_Records from a dataset:_

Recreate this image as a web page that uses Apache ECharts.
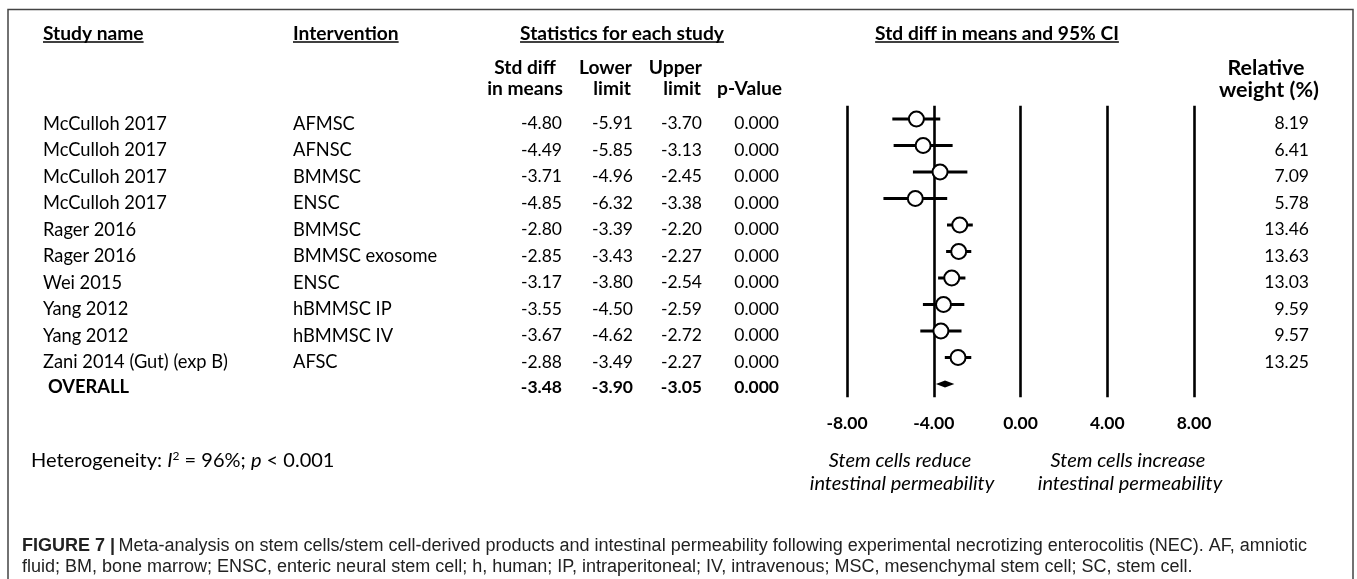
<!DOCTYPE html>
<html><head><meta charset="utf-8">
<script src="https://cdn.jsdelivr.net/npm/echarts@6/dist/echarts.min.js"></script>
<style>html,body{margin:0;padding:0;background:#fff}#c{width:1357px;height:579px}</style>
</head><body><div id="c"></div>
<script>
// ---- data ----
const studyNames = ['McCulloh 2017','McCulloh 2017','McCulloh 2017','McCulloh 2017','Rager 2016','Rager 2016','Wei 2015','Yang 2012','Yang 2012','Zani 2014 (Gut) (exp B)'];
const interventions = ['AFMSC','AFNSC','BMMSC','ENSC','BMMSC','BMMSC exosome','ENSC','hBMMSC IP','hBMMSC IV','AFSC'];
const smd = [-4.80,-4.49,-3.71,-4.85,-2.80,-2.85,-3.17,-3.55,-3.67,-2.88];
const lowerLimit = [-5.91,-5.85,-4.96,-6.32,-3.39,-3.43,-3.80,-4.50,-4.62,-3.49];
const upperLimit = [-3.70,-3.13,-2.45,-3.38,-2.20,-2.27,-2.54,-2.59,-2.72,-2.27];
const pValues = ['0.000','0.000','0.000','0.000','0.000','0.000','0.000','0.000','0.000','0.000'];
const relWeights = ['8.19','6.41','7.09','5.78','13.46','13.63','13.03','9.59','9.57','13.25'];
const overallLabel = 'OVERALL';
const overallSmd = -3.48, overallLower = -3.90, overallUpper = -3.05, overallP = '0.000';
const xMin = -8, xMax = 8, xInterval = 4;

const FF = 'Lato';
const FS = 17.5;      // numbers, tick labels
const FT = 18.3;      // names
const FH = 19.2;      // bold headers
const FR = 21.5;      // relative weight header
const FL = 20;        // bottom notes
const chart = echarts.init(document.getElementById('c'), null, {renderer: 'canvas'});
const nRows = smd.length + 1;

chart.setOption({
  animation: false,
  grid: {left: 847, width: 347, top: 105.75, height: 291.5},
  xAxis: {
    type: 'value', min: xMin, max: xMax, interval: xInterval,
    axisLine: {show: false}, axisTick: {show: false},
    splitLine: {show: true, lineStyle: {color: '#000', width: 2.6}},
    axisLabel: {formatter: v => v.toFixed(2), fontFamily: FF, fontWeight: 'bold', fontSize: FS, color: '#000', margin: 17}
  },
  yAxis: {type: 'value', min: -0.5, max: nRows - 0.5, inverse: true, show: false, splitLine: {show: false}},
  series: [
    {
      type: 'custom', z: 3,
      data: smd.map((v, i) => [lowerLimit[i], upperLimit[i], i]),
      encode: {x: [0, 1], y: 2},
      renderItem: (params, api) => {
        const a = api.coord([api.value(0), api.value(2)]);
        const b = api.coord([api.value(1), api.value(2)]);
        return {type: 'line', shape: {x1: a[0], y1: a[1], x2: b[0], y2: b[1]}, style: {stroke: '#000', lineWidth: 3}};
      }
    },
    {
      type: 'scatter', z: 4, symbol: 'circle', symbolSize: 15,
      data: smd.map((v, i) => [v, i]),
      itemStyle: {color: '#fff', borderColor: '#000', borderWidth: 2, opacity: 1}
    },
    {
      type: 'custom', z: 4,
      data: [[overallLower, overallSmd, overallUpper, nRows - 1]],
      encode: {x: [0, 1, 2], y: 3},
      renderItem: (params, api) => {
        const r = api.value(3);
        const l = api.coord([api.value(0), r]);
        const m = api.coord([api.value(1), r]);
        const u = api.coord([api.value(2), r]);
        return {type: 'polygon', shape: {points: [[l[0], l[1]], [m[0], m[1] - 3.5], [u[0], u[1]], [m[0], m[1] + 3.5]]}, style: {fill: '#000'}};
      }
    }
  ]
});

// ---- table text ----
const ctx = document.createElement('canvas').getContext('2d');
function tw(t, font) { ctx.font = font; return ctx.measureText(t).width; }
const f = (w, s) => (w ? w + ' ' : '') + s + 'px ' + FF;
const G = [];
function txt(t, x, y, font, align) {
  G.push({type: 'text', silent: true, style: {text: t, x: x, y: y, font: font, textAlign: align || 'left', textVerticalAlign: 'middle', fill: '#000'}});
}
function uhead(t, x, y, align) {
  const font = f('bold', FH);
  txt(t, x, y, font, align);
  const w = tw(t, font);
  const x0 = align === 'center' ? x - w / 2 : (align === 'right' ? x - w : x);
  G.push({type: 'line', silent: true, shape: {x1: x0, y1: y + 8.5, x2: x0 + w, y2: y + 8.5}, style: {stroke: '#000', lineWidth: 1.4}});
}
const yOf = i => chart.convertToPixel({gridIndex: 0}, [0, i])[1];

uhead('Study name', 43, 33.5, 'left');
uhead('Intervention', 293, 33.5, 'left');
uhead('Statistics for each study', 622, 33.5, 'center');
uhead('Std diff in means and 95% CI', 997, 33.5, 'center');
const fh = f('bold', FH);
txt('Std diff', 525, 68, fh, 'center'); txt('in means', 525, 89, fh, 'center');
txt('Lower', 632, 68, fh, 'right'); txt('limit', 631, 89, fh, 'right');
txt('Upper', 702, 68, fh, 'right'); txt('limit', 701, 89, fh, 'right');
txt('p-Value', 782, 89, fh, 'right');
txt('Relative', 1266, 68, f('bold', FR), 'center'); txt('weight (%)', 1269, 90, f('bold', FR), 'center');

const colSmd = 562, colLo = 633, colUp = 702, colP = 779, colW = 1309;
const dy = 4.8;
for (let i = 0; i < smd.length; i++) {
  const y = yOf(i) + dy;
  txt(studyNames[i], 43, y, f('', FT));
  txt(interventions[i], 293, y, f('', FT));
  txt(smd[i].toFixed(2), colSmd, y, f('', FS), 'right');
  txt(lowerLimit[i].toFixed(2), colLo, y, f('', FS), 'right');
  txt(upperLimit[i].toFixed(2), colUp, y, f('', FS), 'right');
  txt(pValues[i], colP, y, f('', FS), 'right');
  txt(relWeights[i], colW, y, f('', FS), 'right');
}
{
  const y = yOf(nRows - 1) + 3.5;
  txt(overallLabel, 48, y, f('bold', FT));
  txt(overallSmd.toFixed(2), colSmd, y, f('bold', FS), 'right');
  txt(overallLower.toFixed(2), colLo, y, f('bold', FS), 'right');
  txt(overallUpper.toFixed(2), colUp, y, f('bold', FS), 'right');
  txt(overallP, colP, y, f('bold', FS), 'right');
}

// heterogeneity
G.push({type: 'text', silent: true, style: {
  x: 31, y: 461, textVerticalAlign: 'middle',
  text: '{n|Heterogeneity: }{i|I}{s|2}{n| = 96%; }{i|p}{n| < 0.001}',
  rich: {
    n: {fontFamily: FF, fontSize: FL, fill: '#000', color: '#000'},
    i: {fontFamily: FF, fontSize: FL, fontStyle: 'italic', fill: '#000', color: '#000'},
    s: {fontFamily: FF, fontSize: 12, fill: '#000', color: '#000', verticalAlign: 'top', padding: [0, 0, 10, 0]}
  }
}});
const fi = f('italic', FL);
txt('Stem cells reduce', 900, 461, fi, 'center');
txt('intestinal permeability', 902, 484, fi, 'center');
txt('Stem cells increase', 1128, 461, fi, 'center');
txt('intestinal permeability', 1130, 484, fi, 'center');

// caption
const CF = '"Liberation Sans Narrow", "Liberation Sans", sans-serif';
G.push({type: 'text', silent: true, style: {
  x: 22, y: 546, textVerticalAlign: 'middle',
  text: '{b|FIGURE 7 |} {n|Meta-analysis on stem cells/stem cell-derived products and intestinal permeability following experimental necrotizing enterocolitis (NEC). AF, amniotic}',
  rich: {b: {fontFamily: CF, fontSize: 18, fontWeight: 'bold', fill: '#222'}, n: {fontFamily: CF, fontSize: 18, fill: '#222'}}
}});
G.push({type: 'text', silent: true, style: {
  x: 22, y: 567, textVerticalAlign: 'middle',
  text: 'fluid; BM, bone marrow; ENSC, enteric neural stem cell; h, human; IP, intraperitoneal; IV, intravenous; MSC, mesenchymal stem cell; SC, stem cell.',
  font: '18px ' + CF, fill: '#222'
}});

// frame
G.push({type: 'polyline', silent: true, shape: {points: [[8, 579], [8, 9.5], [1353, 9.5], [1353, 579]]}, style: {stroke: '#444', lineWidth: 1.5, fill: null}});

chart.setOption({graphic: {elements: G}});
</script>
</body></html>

...

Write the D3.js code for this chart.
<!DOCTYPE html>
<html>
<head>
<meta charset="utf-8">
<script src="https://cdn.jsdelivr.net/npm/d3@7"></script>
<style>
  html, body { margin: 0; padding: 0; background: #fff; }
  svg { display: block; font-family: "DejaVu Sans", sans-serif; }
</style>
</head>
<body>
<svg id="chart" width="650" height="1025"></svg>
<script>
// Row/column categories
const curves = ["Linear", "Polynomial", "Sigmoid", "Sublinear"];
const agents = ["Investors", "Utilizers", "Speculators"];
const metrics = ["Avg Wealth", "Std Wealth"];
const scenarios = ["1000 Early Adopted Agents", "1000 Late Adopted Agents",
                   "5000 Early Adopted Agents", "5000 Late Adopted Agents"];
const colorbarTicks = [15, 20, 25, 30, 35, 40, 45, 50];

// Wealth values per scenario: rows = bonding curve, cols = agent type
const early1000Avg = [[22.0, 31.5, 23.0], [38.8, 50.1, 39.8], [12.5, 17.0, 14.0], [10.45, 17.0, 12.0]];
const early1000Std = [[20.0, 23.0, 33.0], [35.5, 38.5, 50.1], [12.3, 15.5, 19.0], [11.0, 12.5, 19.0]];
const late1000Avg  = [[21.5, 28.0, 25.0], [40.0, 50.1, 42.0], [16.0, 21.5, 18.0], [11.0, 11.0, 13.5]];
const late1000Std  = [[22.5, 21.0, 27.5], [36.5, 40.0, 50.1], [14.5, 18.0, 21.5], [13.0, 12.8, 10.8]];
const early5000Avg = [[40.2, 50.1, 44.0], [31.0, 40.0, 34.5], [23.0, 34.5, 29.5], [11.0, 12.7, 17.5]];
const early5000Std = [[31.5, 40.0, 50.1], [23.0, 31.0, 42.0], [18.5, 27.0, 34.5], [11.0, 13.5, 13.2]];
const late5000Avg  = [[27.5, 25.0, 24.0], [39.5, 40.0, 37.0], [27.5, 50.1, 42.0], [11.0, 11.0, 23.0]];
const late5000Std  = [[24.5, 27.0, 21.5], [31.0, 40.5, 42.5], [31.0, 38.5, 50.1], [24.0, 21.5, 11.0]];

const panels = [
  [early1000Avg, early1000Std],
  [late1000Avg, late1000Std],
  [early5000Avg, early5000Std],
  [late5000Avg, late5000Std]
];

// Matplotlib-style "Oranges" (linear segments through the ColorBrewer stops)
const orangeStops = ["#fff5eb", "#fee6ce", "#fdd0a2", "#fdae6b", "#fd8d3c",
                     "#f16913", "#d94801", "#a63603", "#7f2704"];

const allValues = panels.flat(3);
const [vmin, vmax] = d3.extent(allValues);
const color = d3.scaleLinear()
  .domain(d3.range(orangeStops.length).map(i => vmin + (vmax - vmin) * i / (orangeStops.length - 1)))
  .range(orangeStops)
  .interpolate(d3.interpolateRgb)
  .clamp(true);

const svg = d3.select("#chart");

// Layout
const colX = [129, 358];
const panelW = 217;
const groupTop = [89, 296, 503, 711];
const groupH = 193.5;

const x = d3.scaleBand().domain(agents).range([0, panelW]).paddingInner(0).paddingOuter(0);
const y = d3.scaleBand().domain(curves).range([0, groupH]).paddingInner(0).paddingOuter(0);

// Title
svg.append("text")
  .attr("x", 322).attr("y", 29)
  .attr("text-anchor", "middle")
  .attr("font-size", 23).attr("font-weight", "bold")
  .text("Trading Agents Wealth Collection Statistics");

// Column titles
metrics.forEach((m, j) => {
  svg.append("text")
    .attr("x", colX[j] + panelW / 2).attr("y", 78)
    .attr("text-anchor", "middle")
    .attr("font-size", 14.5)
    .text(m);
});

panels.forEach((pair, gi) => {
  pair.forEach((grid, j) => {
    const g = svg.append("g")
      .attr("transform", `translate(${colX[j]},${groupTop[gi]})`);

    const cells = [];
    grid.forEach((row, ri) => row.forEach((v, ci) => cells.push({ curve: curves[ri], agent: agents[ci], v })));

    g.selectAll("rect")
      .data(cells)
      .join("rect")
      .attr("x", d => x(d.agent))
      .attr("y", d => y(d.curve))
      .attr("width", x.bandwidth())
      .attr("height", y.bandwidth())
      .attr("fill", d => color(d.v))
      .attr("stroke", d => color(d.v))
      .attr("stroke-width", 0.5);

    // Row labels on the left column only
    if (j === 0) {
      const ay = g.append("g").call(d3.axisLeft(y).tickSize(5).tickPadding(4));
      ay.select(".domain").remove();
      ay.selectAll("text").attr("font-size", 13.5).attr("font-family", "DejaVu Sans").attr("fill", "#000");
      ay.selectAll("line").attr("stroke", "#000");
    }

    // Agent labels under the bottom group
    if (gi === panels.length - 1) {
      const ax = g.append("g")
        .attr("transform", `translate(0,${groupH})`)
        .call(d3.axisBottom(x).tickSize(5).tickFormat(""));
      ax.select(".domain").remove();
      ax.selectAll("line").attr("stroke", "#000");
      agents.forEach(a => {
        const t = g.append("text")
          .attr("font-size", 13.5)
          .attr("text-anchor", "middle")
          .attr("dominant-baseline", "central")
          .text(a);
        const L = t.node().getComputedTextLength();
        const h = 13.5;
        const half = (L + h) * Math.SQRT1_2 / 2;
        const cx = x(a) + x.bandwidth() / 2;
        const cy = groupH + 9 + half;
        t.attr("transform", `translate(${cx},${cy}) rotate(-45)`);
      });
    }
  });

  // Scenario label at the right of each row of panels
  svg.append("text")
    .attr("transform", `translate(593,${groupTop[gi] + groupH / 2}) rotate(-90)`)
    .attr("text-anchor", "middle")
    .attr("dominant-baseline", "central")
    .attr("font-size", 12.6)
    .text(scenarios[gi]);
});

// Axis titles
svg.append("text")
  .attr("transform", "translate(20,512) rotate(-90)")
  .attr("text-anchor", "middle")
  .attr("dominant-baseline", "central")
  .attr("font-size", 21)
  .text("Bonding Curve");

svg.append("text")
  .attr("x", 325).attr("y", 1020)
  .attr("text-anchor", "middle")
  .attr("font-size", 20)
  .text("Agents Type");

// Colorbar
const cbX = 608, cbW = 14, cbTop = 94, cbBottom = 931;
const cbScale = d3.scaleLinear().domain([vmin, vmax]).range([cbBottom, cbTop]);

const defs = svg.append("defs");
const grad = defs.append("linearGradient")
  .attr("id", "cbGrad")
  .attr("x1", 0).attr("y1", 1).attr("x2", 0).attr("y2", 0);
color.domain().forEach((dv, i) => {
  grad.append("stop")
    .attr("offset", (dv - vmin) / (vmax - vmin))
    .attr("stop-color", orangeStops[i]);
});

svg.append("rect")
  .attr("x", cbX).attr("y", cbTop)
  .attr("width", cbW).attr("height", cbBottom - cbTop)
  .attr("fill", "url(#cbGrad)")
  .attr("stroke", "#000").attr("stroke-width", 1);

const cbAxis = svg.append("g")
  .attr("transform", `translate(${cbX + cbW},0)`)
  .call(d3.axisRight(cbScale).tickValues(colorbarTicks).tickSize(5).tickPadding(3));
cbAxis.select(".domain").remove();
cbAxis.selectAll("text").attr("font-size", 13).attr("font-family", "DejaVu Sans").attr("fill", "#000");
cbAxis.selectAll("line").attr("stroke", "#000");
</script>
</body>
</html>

_YOUR GOAL:_
Find all lines with "this" in them and copy each one.

_RIGHT ANSWER:_
Recreate this image as a web page that uses Apache ECharts.
Write the D3.js code for this chart.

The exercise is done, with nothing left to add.